As part of the research that Microsoft did while looking at search in different contexts, they found some interesting information about desktop search:
- Queries tend to be very short – shorter than on the web,
- Query syntax allows for a more advance search interface
- Three most popular advanced operators:
- new query
- People opened email often, in an enterprise environment
- Different search characteristics were exhibited for home workers
- About half the things opened were things that people received in the last month.
- Different kinds of content had different halflives – websites – half of them were things looked at in the last couple of weeks.
- Date is by far the most common sort order – time is really important in retrieving your own information.
- Very few “best match” searches – people already know what they are looking for.
- Metadata is very useful, but the quality is variable. Some applications enforce better metadata collection than others, such as email.

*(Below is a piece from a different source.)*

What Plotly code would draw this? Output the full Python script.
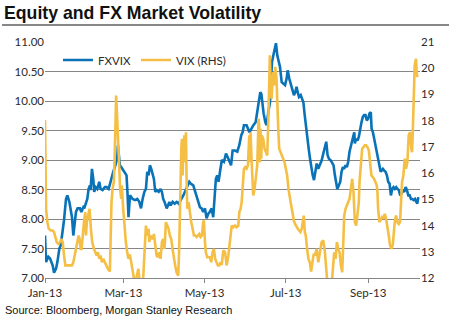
import pandas as pd
import plotly.graph_objects as go

# ---- data (days since 2013-01-01) ----
fx_days = [0, 0.8, 2.5, 3.8, 5.8, 6.8, 8.3, 9.3, 10.8, 11.8, 12.8, 13.8, 14.3, 15.8, 16.8, 18.3, 19.3,
           20.3, 21.3, 22.3, 23.3, 24.5, 26.3, 27.3, 28.8, 29.5, 30.8, 31.8, 32.8, 33.8, 34.3, 35.3,
           36.3, 37, 38, 39.3, 40.8, 41.8, 43.3, 45, 46.3, 47.8, 49.3, 50.3, 51.3, 52.5, 53.3, 54.3,
           54.8, 55.3, 56.3, 57.3, 58.3, 60, 61.3, 62, 62.8, 63.9, 65.9, 67.7, 69.4, 70.9, 72.2, 73.4,
           74.7, 75.9, 76.9, 77.9, 78.9, 79.9, 80.9, 81.9, 82.9, 83.9, 85.5, 86.9, 87.9, 88.9, 89.9,
           91.5, 92.5, 93.5, 94.5, 96, 97.5, 99, 100.5, 104, 108.5, 109.5, 111.5, 112.8, 114, 115.3,
           116.5, 117.8, 119, 120.3, 121.5, 122.8, 124, 125.3, 126.5, 127.5, 128.5, 129.5, 130.5,
           131.6, 133, 134.6, 136.1, 137.9, 139.9, 141.1, 142.9, 144.6, 146.1, 147.6, 148.6, 149.6,
           151.6, 153.7, 154.9, 156.7, 158.4, 159.2, 160.4, 161.2, 161.9, 162.7, 163.4, 164.4, 165.7,
           166.7, 167.9, 169.2, 169.9, 170.7, 171.7, 173, 173.7, 174.7, 175.7, 176.7, 178, 179.2,
           180.5, 181.7, 182.5, 183.7, 184.7, 186, 187.2, 188.2, 189.2, 190, 191, 192.3, 193.3, 194.3,
           195.3, 196.3, 197.3, 198.3, 199.3, 200.3, 201.3, 202.3, 204.3, 205.5, 206.8, 208, 209.3,
           210.5, 211.5, 212.5, 213.5, 215, 216, 217, 218, 219, 219.8, 221, 222, 223, 224, 225, 226,
           227, 228, 229, 230, 231, 232, 232.6, 233, 234, 235, 236, 237, 238, 239, 240, 241, 242, 243,
           244, 245, 245.6, 246.6, 247.6, 248.6, 249.6, 250.6, 251.6, 252.4, 253.1, 254.1, 255.1,
           256.1, 257.1, 258.1, 259.1, 260.1, 261.1, 262.1, 263.1, 264.1, 265.1, 266.1, 267.1, 268.2,
           269.2, 270.2, 271.2, 272.2, 273.2, 274.2, 275.2, 276.2, 277.2, 278.2, 279.2, 280, 280.7]
fx_vals = [7.72, 7.27, 7.36, 7.33, 7.21, 7.09, 7.16, 7.27, 7.50, 7.55, 7.72, 7.89, 7.98, 8.34, 8.40, 8.29, 8.18,
           8.03, 7.72, 7.89, 8.12, 8.18, 8.18, 8.12, 8.20, 8.18, 8.29, 8.34, 8.51, 8.57, 8.49, 8.85,
           8.68, 8.46, 8.54, 8.51, 8.63, 8.51, 8.49, 8.54, 8.54, 8.51, 8.63, 8.74, 8.80, 8.88, 8.97, 9.02,
           9.25, 9.08, 8.91, 8.88, 8.85, 8.80, 8.74, 8.46, 8.03, 8.40, 8.34, 8.32, 8.34, 8.29, 8.18, 8.34,
           8.46, 8.51, 8.80, 8.74, 8.91, 8.85, 8.74, 8.68, 8.46, 8.49, 8.46, 8.51, 8.46, 8.34, 8.29,
           8.18, 8.23, 8.29, 8.23, 8.29, 8.26, 8.29, 8.26, 8.40, 8.63, 8.60, 8.57, 8.46, 8.40, 8.29,
           8.20, 8.18, 8.12, 8.18, 8.01, 8.09, 8.12, 8.18, 8.03, 8.40, 8.68, 8.74, 8.63,
           8.80, 9.00, 8.97, 9.11, 9.02, 8.91, 9.16, 9.16, 9.14, 9.25, 9.42, 9.47, 9.59,
           9.59, 9.47, 9.53, 9.59, 9.64, 9.76, 9.87, 9.98, 10.15, 10.12, 9.93, 9.79, 9.64,
           9.59, 9.81, 9.98, 10.32, 10.66, 10.77, 10.89, 10.98, 10.77, 10.66, 10.58, 10.32, 10.29,
           10.27, 10.38, 10.52, 10.38, 10.29, 10.21, 10.10, 10.15, 10.24, 10.15, 10.07, 10.10, 10.04, 9.98,
           9.76, 9.53, 9.36, 9.19, 9.02, 8.85, 8.74, 8.66, 8.94, 8.85, 8.91, 8.99, 9.11,
           9.25, 9.31, 9.08, 9.02, 8.99, 8.94, 8.91, 8.74, 8.57, 8.51, 8.57, 8.63, 8.80, 8.88, 8.85, 8.91,
           8.88, 8.97, 9.14, 9.25, 9.33, 9.42, 9.47, 9.28, 9.36, 9.33, 9.39, 9.56, 9.64, 9.73, 9.76, 9.76, 9.67, 9.70,
           9.79, 9.81, 9.53, 9.47, 9.36, 9.25, 9.14, 9.02, 8.91, 8.80, 8.82, 8.85, 8.82,
           8.80, 8.74, 8.63, 8.60, 8.40, 8.51, 8.54, 8.51, 8.54, 8.51, 8.49, 8.40, 8.43,
           8.49, 8.46, 8.54, 8.49, 8.40, 8.40, 8.34, 8.34, 8.32, 8.34, 8.29, 8.26, 8.37]

vix_days = [0, 0.8, 1.8, 2.8, 4.3, 5.8, 6.8, 7.8, 8.8, 10, 11.3, 12.3, 13.3, 14.3, 15.3, 16.8, 18.8, 20.3,
            21.3, 22.3, 23.3, 24.3, 25.3, 26, 26.8, 27.5, 28.3, 29.3, 30.3, 30.8, 31.5, 32.5, 33.5, 34.5,
            35.5, 36.8, 37.8, 38.8, 39.8, 40.8, 41.8, 42.8, 43.8, 44.8, 45.8, 47.3, 48.8, 49.3, 50, 50.8,
            51.8, 52.5, 53.5, 54.3, 55, 55.8, 56.5, 57.3, 57.8, 58.8, 59.8, 60.8, 61.8, 62.8, 63.8, 65.2,
            66.4, 67.7, 68.9, 70.2, 71.4, 72.7, 73.9, 74.9, 75.9, 76.9, 77.9, 78.4, 79.4, 80.4, 81.4, 81.9,
            82.9, 83.9, 84.9, 85.9, 86.9, 87.9, 88.9, 89.9, 90.9, 91.9, 92.9, 93.9, 94.9, 95.9, 96.9, 97.9,
            98.9, 100.2, 100.9, 101.5, 102, 102.5, 103, 103.5, 104, 104.8, 105.5, 106, 106.5, 107, 108, 109,
            110, 111, 112, 113, 114, 115, 116, 117, 118, 119, 119.5, 120.3, 121, 122, 123, 124, 125, 126,
            127, 128, 129, 130, 131, 132, 132.9, 134.1, 135.4, 136.6, 137.9, 139.1, 140.4, 141.6, 142.9,
            144.1, 145.4, 146.1, 147.1, 147.9, 148.6, 149.6, 150.6, 151.6, 152.6, 153.6, 154.1, 154.6,
            155.4, 156.1, 156.6, 157.6, 158.6, 159.6, 160.6, 161.1, 161.6, 162.1, 162.6, 163.1, 164.1,
            165.1, 166.1, 167.1, 167.9, 168.6, 169.1, 169.6, 170.4, 171.1, 171.6, 172.4, 173.1, 174.1,
            174.6, 175.4, 176.1, 177.1, 178.1, 179.1, 180.1, 181.1, 182.1, 183.1, 184.1, 185.1, 186.1,
            187.1, 188.1, 189.1, 190.1, 191.1, 192.1, 193.1, 194.1, 194.6, 195.4, 196.1, 197.1, 198.1,
            199.1, 200.1, 201.1, 202.1, 203, 204.3, 205.5, 206.8, 208, 209.3, 210.5, 211.5, 212.5, 214,
            215.5, 216.5, 217.5, 218.5, 219.5, 220.5, 221.5, 222.5, 223.5, 224.5, 225, 226, 227, 228, 229,
            230, 231, 232, 233, 234, 235, 236, 236.5, 237.5, 238.5, 239.5, 240.5, 241.5, 242.5, 243.5,
            244.5, 245.5, 246.5, 247.5, 248.5, 249.5, 250, 250.5, 251.5, 252.5, 253.5, 254.5, 255.5,
            256.5, 257.5, 258.5, 259.5, 260.5, 261.5, 262, 263, 264, 265, 266, 267, 267.5, 268.5, 269.5,
            270.5, 271.5, 272.5, 273.5, 274.5, 275.5, 276, 276.5, 277, 278, 278.5, 279, 279.5, 280]
vix_vals = [18.02, 14.64, 14.13, 13.88, 13.81, 13.81, 13.75, 13.49, 13.37, 13.30, 13.37, 13.49, 13.37, 12.86, 12.48, 12.48, 12.48, 12.48,
            12.60, 12.86, 13.05, 13.24, 13.62, 13.49, 13.11, 13.11, 13.62, 14.13, 14.51, 13.62, 14.13, 14.38, 14.64, 13.88,
            13.37, 13.11, 12.98, 12.86, 12.98, 12.73, 12.86, 12.60, 12.73, 12.60, 12.48, 12.35, 12.25, 13.62, 14.89, 15.40,
            15.66, 16.80, 18.96, 18.07, 17.06, 15.91, 15.40, 15.02, 15.53, 14.64, 13.88, 13.37, 12.98, 12.73, 12.90, 12.50,
            12.10, 11.75, 12.05, 12.35, 11.75, 11.65, 12.05, 13.11, 14.00, 13.62, 13.88, 13.37, 13.62, 13.49, 13.56, 13.68,
            13.11, 12.86, 12.79, 12.98, 12.73, 13.37, 13.49, 13.11, 14.13, 14.00, 13.88, 13.62, 13.49, 13.11, 12.73, 12.48,
            12.22, 12.09, 13.11, 14.89, 15.91, 16.93, 17.31, 15.91, 16.80, 17.44, 16.42, 17.56, 15.66, 14.64, 14.89, 14.38,
            14.13, 13.88, 13.62, 13.62, 13.56, 13.62, 13.68, 13.56, 13.62, 14.13, 14.19, 13.37, 12.98, 12.79, 12.79, 12.79, 12.60, 12.98,
            13.11, 12.73, 12.60, 12.48, 12.48, 12.60, 12.50, 13.05, 12.98, 12.48, 12.86, 13.37, 14.00, 13.94, 14.00,
            13.94, 14.00, 14.51, 14.64, 14.89, 15.53, 16.17, 16.23, 16.17, 16.29, 17.44, 16.42, 17.56,
            16.42, 15.27, 15.15, 15.40, 15.78, 16.29, 18.07, 17.82, 16.42, 17.69, 16.55, 17.44, 17.31,
            16.93, 16.80, 16.67, 17.95, 18.96, 20.49, 19.47, 18.84, 19.47, 19.85, 19.35, 20.05, 19.60,
            18.58, 17.69, 16.93, 16.80, 16.67, 16.55, 16.42, 16.17, 15.91, 15.40, 15.02, 14.77, 14.51,
            14.19, 14.06, 13.94, 13.88, 13.81, 13.75, 13.88, 14.13, 14.38, 13.75, 13.62, 13.11, 12.73,
            12.60, 12.25, 12.60, 12.92, 12.86, 13.11, 12.60, 13.11, 13.37, 13.43, 12.98, 12.35, 11.70, 11.60,
            11.70, 12.35, 12.98, 12.73, 13.37, 13.11, 12.98, 12.48, 12.22, 13.62, 14.38, 14.64, 14.77, 14.89, 15.02,
            15.40, 15.78, 15.27, 14.13, 14.00, 14.51, 14.89, 15.66, 16.42, 16.93, 16.99, 17.06, 17.06, 16.99, 16.87,
            16.42, 15.91, 15.85, 15.78, 15.66, 15.53, 15.27, 14.64, 14.13, 14.26, 14.32, 14.26, 14.45,
            14.26, 14.00, 13.62, 13.24, 13.11, 13.24, 13.62, 14.13, 14.38, 14.13, 14.06, 14.13, 14.64, 15.66, 15.91,
            16.55, 16.17, 16.42, 17.44, 17.56, 16.93, 16.80, 17.44, 18.71, 20.11, 20.24, 20.36, 19.85, 19.66]

left_ticks = [7.0, 7.5, 8.0, 8.5, 9.0, 9.5, 10.0, 10.5, 11.0]
right_ticks = [12, 13, 14, 15, 16, 17, 18, 19, 20, 21]
x_tick_dates = ["2013-01-01", "2013-03-01", "2013-05-01", "2013-07-01", "2013-09-01"]

start = pd.Timestamp("2013-01-01")
fx_dates = [start + pd.Timedelta(days=d) for d in fx_days]
vix_dates = [start + pd.Timedelta(days=d) for d in vix_days]

BLUE = "#0A73B8"
GOLD = "#F5BF45"
TXT = "#2B2B2B"
GRID = "#868686"
FONT = "Lato, Liberation Sans, Arial, sans-serif"

fig = go.Figure()
fig.add_trace(go.Scatter(x=fx_dates, y=fx_vals, name="FXVIX", mode="lines",
                         line=dict(color=BLUE, width=2.6), yaxis="y"))
fig.add_trace(go.Scatter(x=vix_dates, y=vix_vals, name="VIX (RHS)", mode="lines",
                         line=dict(color=GOLD, width=2.6), yaxis="y2"))

W, H = 459, 327
L, R, T, B = 45, 39, 42, 49
pw, ph = W - L - R, H - T - B

def px(xp):
    return (xp - L) / pw

def py(yp):
    return (H - B - yp) / ph

fig.update_layout(
    width=W, height=H,
    margin=dict(l=L, r=R, t=T, b=B),
    paper_bgcolor="white", plot_bgcolor="white",
    font=dict(family=FONT, size=11, color=TXT),
    showlegend=True,
    legend=dict(orientation="h", x=px(58), y=py(60), xanchor="left", yanchor="middle",
                bgcolor="rgba(0,0,0,0)", font=dict(size=11.5, color=TXT),
                itemwidth=30, tracegroupgap=0),
    xaxis=dict(type="date", range=["2013-01-01", "2013-10-10"],
               tickvals=x_tick_dates, tickformat="%b-%y",
               showgrid=False, showline=True, linecolor=GRID, linewidth=1,
               ticks="outside", ticklen=4, tickcolor=GRID, tickfont=dict(size=11.5, color=TXT),
               zeroline=False),
    yaxis=dict(range=[7, 11], tickvals=left_ticks, tickformat=".2f",
               showgrid=True, gridcolor=GRID, gridwidth=1, zeroline=False,
               showline=False, ticks="", tickfont=dict(size=11.5, color=TXT)),
    yaxis2=dict(range=[12, 21], tickvals=right_ticks, overlaying="y", side="right",
                showgrid=False, zeroline=False, showline=False, ticks="",
                tickfont=dict(size=11.5, color=TXT)),
)

fig.add_annotation(text="<b>Equity and FX Market Volatility</b>", xref="paper", yref="paper",
                   x=px(2), y=py(13), xanchor="left", yanchor="middle", showarrow=False,
                   font=dict(family="Liberation Sans, Arial, sans-serif", size=17.7, color="#111111"))
fig.add_shape(type="line", xref="paper", yref="paper", x0=px(2), x1=px(449), y0=py(25), y1=py(25),
              line=dict(color="#111111", width=1))
fig.add_annotation(text="Source: Bloomberg, Morgan Stanley Research", xref="paper", yref="paper",
                   x=px(3), y=py(310), xanchor="left", yanchor="middle", showarrow=False,
                   font=dict(family="Liberation Sans, Arial, sans-serif", size=11, color="#111111"))

fig.write_html("out.html")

- Useful data is dependent upon applications – for instance, in calendars, the most important date isn’t when you received a notification, but rather the date of the meeting.
There’s more in the presentation about personalized search, memory landmarks and timelines, and the benefits of user tagging. It also includes a very brief comparison of the different desktop search methods from Google, Yahoo, and Microsoft.
Coinicidentally, I noticed a new patent application published this morning from Microsoft, with Susan Dumais listed as one of the inventors, that covers a fair amount of the information discussed in the presentation.
Analysis of topic dynamics of web search
Invented by Susan T. Dumais, Eric J. Horvitz, Xuehua Shen
Assigned to Microsoft
US Patent Application 20070005646
Published January 4, 2007
Filed: June 30, 2005
Here’s a snippet from the description of the document that starts to discuss some of what it includes:
 The Web provides opportunities for gathering and analyzing large data sets that reflect users’ interactions with web-based services. Analysis and synthesis of the rich data provided by these logs promises to lead to insights about user goals, the development of techniques that provide higher-quality search results based on enhanced content selection and ranking algorithms, and new forms of search personalization. The ability to model and predict users search and browsing behaviors has been explored by developers in several areas. The analysis of URL access patterns has been used to improve Web cache performance and to guide pre-fetching. In general, models developed for caching and pre-fetching average over large numbers of users, and exploit the consistency in access patterns for individual URLs or sites, but do not consider topical consistency. Another line of investigation has explored the paths that users take in browsing and searching web sites. This includes clustering techniques to group users with similar access patterns, with the goal of identifying common user needs. This technology involves detailed analysis of individual web sites. There has been some recent work exploring how page importance computations can be specialized to different users and topics.
If you want to dive into the patent filing first, I’d recommend watching the presentation before you do. Instead of trying to understand what it was attempting to get at, I found myself anticipating things that might be included within it because I viewed the presentation before tackling it.